*Objective*. Gather all lines with the word "Convert" in them.

*Provided entries*.
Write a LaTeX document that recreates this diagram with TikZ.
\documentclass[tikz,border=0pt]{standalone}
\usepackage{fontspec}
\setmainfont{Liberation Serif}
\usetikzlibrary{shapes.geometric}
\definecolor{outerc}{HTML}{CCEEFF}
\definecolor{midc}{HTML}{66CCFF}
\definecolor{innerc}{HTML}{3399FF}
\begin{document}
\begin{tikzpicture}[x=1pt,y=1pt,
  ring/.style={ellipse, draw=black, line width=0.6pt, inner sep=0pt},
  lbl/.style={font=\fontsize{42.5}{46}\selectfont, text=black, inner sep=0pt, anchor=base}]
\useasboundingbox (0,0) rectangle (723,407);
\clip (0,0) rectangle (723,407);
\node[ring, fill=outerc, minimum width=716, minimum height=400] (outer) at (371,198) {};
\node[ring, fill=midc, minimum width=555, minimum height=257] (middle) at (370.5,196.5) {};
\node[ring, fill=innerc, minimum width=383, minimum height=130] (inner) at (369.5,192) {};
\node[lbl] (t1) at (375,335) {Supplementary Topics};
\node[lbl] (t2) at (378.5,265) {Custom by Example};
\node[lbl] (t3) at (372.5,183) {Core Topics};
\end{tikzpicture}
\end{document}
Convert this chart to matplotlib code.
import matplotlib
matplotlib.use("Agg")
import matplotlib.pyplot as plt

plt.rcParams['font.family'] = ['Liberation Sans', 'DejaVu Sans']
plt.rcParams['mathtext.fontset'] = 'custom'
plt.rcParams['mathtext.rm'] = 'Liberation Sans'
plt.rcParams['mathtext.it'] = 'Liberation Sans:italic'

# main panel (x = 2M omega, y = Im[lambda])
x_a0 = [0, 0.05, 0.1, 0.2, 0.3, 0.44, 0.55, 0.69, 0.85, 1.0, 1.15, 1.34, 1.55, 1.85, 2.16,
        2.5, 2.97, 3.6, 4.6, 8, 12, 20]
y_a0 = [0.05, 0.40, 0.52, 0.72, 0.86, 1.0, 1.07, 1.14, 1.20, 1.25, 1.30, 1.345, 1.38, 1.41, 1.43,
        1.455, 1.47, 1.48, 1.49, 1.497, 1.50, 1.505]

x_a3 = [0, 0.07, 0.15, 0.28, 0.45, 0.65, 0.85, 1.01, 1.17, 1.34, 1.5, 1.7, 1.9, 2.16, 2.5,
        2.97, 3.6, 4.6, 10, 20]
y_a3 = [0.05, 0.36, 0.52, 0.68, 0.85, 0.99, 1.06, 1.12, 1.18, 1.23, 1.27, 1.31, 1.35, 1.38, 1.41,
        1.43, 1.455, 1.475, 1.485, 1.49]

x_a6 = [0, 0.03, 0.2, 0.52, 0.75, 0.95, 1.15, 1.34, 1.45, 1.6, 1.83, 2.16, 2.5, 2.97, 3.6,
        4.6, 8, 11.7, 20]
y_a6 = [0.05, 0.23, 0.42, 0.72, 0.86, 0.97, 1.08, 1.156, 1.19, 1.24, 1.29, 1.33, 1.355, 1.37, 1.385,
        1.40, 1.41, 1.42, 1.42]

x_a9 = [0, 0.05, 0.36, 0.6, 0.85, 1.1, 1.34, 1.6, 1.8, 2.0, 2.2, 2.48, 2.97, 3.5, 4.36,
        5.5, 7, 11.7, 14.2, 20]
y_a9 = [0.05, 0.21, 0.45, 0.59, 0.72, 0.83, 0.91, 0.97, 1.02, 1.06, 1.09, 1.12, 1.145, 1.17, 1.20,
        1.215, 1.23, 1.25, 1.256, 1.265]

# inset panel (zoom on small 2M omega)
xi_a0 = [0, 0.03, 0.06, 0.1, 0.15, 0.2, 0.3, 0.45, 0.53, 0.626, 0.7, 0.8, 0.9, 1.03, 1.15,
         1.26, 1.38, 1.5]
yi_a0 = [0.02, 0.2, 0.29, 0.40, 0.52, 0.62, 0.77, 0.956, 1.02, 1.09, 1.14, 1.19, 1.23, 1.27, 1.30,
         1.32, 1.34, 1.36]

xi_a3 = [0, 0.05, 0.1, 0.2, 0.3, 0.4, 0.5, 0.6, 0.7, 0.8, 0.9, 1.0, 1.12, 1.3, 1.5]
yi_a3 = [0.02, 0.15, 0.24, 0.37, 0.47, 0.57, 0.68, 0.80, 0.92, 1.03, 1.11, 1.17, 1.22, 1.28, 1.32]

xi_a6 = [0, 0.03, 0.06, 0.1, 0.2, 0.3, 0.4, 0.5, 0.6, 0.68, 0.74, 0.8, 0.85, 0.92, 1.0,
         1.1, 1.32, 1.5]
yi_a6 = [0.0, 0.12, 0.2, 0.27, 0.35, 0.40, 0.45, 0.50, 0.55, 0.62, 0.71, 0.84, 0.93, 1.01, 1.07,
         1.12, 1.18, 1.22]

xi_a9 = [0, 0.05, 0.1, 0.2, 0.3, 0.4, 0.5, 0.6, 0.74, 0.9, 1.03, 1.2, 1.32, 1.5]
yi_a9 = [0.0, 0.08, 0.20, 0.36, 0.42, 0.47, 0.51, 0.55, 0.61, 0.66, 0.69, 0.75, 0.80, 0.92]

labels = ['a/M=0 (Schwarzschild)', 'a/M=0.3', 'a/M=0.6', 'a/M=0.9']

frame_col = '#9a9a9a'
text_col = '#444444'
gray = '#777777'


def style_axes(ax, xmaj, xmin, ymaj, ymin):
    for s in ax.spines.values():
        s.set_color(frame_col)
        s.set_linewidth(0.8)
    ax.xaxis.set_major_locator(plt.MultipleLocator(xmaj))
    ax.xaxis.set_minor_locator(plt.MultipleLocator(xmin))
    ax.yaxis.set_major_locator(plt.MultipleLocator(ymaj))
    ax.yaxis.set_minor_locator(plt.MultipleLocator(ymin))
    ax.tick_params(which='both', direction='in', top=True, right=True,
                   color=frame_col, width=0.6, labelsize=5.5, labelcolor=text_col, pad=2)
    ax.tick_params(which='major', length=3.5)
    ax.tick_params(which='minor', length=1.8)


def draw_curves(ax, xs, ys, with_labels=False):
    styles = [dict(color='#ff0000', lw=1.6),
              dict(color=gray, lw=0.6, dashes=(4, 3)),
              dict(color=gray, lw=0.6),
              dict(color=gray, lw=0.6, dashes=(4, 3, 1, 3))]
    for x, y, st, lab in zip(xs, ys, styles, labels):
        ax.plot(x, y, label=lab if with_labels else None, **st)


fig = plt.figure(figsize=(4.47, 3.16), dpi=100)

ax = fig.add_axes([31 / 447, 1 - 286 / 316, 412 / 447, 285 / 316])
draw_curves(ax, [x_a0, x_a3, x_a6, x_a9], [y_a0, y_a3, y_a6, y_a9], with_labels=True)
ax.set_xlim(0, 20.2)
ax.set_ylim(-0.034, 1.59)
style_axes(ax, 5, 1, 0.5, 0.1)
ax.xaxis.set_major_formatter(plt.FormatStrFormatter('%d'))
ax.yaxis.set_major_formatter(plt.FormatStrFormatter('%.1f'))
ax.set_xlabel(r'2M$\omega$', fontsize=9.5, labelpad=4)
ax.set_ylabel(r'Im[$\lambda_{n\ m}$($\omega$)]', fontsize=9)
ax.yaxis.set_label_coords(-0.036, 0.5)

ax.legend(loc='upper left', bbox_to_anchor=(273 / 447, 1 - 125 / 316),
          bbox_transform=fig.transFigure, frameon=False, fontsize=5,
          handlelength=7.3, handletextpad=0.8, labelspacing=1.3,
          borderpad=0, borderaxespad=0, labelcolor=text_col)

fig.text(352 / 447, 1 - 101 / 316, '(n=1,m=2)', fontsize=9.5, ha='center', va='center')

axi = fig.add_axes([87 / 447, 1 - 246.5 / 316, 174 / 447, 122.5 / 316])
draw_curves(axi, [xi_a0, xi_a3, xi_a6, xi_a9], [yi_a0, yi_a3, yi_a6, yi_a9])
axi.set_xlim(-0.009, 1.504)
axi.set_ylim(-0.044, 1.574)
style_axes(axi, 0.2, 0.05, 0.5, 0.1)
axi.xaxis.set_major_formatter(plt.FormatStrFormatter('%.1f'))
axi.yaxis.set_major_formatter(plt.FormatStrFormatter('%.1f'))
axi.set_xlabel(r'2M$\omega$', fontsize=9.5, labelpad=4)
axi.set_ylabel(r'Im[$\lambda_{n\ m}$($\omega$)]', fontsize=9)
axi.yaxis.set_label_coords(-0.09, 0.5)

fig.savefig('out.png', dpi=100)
* * *
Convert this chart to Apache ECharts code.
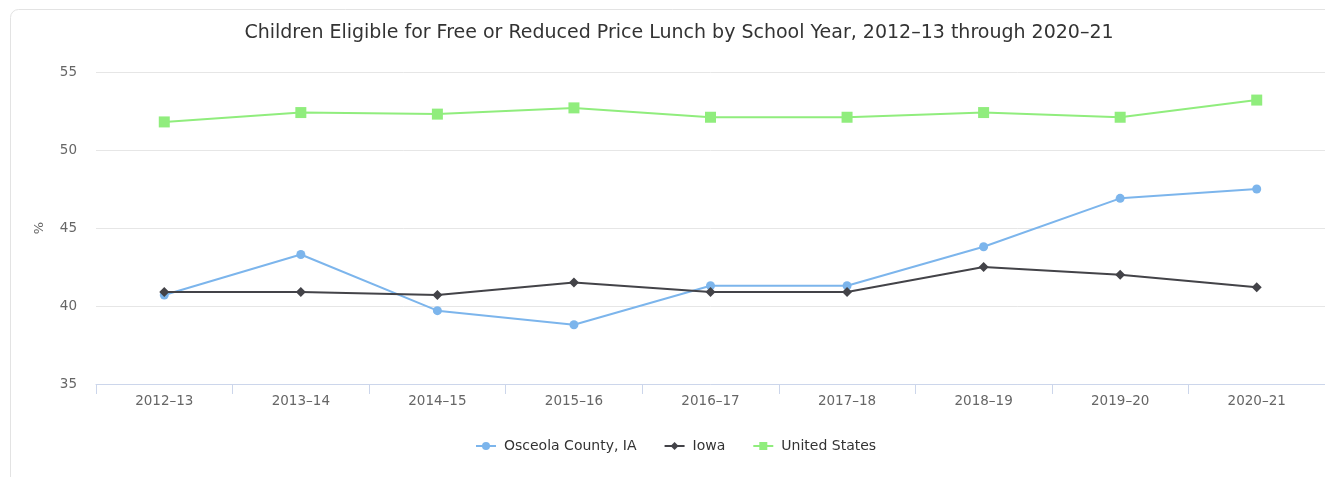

*Answer to this task*.
Convert this chart to matplotlib code.
Convert this chart to Apache ECharts code.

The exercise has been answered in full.